I’ve been very lucky that Nick’s been so healthy for the last few years, but the signs of decline are there. Each year, more gray hairs infiltrate his rich red coat. This year, dustings of silver have invaded the brows over his warm, wise eyes. My former easy-keeper fat boy now begins to lose weight as the cold weather arrives, and needs extra feedings to keep him at a healthy weight. The once-robust muscling of his hindquarters is thinning out, and not just from lower levels of exercise than he knew in his prime.
Nick’s had arthritis in his hocks for many years. Supplements, lots of turnout, and once-yearly injections have kept him serviceably sound, but flareups seem to be coming more often lately. I think our cantering days are over. He’s not in frank heaves, but he’s showing signs of developing it. This spring, he had to go on an antihistamine for the first time. It worked, but…

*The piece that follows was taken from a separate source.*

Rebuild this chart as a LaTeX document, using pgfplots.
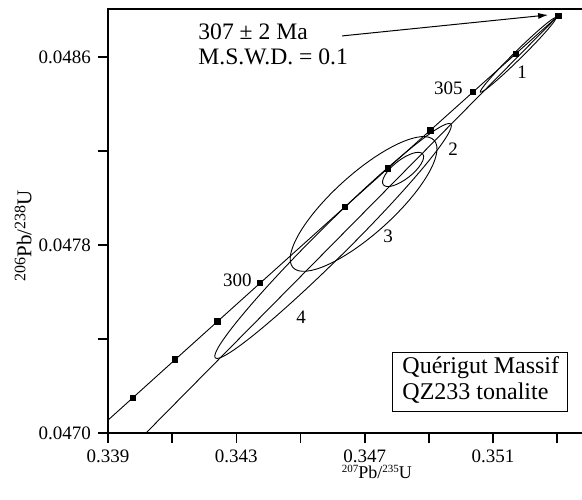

Nick’s also had a tendency for many years to flip up his soft palate, trapping it in his epiglottis – usually in speed work, but also when eating. Which may be why, a couple of weeks ago, he had an episode of choke – two hours’ drive away, at my friend’s farm in New Hampshire, where he’s spending the summer out on pasture. You may imagine my feelings as I did what little I could over the phone to cope with this (wasn’t able to leave work and go to him). He’s all right now, but that small brush with mortality scared the bejeesus out of me. And having choked once…
Well. With careful tending of his needs, and a generous helping of luck, I’m hopeful that I’ll have him around to demand his carrots and belly scratches for a good long while to come. But what seemed like an abstract event, a long way off, is now much too close, too real, for comfort.
Ah, there’s more, much more, I want to say, in answer to your compassionate comments and sharing of yuor own griefs. But it’s time for me to go to the barn where my middle-aged Thoroughbred Ben awaits me, to do my chores for him, and prepare Nick’s stall for his return from his summer vacation – this Saturday! He’s been gone since the beginning of May, and except for a few visits, I haven’t seen him since then. Will he forgive me for taking him away from those lush green pastures? With enough carrots and belly scratches, you bet he will!